Major closed ecosystems like Facebook, Google, Amazon, Twitter, Pinterest and Snapchat are all logged-in environments that operate without cookies. CTV/OTT is almost entirely without cookies, operating instead on an amalgamation of user authentication, device IDs and IP addresses. Digital audio, including podcasts, are also cookieless and most audio operates without mobile ad IDs (MAIDs). Many publishers have their own strong first-party data assets that are ready to serve to correlate sources of truth for targeting, attribution, and measurement, and marketers can increasingly access this supply directly via private marketplaces, where it is united with mapped data signals and premium inventory to offer scale.

If middle-market advertisers were to pull all cookie-based spending and retreat to only these channels, it would be a bad thing for many open-web publishers, data providers and ad tech companies. That said, it wouldn’t be intrinsically bad for the advertisers themselves — omnichannel advertising relies less on the third-party cookie and more on interoperable alternatives that can already be found on every device and at any part of the funnel.

It’s still a rich data ecosystem

Third-party cookies are going away, but third-party data isn’t going anywhere. There is still a wide variety of online and offline data that will guide buying and measurement – the only difference is that it will be linked and activated differently.

Google’s primary alternative to third-party cookies is cohort-based targeting, which allows advertisers to target groups rather than individuals. These cohorts are not blind segments; they can benefit from the full richness of data mined from Google’s user-authenticated environments, albeit in the context of a “privacy sandbox” that has yet to clarify on concerns with data transparency and control. The good news is that cohort-based methods are workable outside Google’s sandbox, and other media companies like Verizon are curating their own cohorts as alternatives. With the help of the right partners, marketers can leverage this type of probabilistic modeling to find new prospects and reach new audiences, growing and enriching their first-party assets along the way.

Then there is contextual data, which allows for targeting based on the content on the page, another major area of current investment and promise for marketers. Rich contextual sets already power lots of inventory, and this kind of data is moving closer into the bidstream and programmatic pipes. Targeting content rather than individuals is nothing new, in fact, it’s how most advertising worked before digital came along, and it has only become more granular and sophisticated since then.

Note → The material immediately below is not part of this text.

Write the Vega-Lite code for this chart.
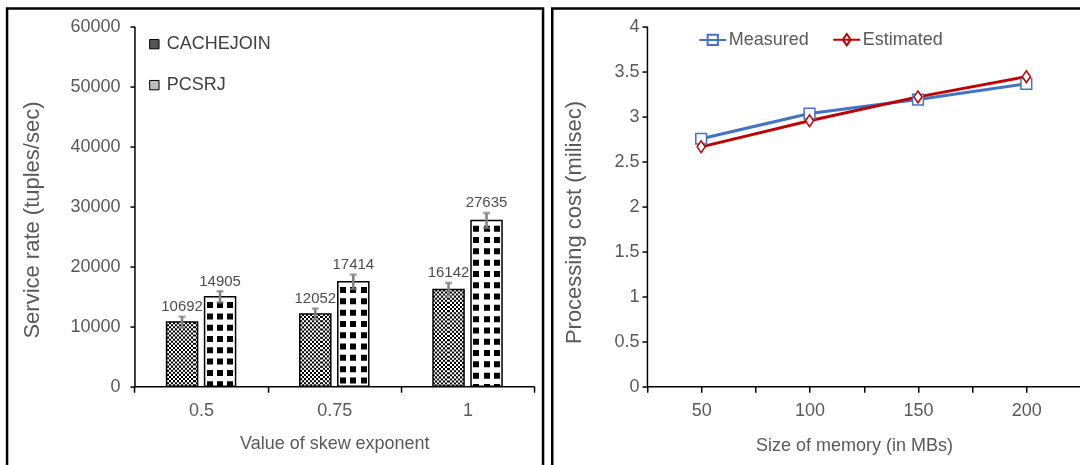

Long term, the key to getting the most from the cookieless ecosystem is to build and maintain a strong first-party data set that can live and breathe as a critical enterprise asset. But not all advertisers are built on businesses that can realistically command such data as part of transparent value exchange. That alone is not a reflection of the brand’s ultimate value to consumers, nor is it a limitation that will critically harm marketing strategy. The prevalence of contextual data and probabilistic matching ensures that even brands with relatively meager first-party data assets can still compete on the new playing field.

There Are Already Promising Alternatives for Cookies In-Market

Lastly, there is a bevy of new ways to authenticate users for deterministic targeting, providing a mechanism for a 1-1 match based on the first-party data a brand collects. A great deal of the oxygen in the cookieless conversation emanates from these new and emergent “universal IDs,” marketed by mainstays in data onboarding and activation. LiveRamp has its IDL and ATS initiatives; The Trade Desk is behind UID 2.0, joining similar offerings from Lotame, ID5, Merkle, and others. No single ID has yet emerged as a clear market favorite, but it’s still early days. It’s been mere weeks since Google announced that it would not support such IDs in its own ecosystem, and it will be months, even years before advertisers have a clear sense of how to prioritize them. Middle-market advertisers should feel no pressure to pick a winner at this stage. Ultimately, that responsibility lies with the sell side, as different media companies select which ID will power their addressable inventory. The key for marketers, particularly those in the middle market, is to remain open to and interoperable with all of these new mechanisms for deterministic targeting.

Good things await those who can weather this sorting process because what emerges will likely be appreciably better than what cookies initially offered. Contrary to popular belief, third-party cookies have always been an imperfect foundation for data-driven advertising. Cookies represented devices, not people, and their anonymity created the conditions for exactly the types of advertising that consumers hate the most. Once digital advertising finds its footing in an identity-driven future, the identifiers that power it will be more stable, more accurate, and will provide richer signals around which to personalize messaging and optimize spend.

Stay Open, Stay Curious, and Select Good Partners

There’s no denying that advertising is in a transitional moment, and with that comes a lot of uncertainty. A great deal of the confusion is amplified and exacerbated by those who feel they have the most to lose: ad tech companies, publishers, and other solutions providers. There are countless companies in the overinflated LUMAScape for whom the shift to a cookieless world is an existential question, and their product development, marketing, and PR resources are docked against generating as much urgency as possible around their new offerings.

For middle-market advertisers, the deprecation of the cookie is nothing close to an existential question. It is a tactical question – and in that respect, it’s no different than the state of affairs that has prevailed in digital media for the last 20 years: namely, a state of constant change and adaptation. As always, they will navigate that change as they have all the others: with the help of experienced partners and with an eye firmly fixed on whatever delivers performance.

Middle-market companies don’t have the capital to invest in developing custom solutions and workarounds for a cookieless future, and they don’t have to. They just need to stay open and interoperable with best-of-breed solutions and work with partners who can help them select and maximize those opportunities. There’s no reason to panic about the deprecation of third-party cookies, and surely more still to look forward to about what comes next.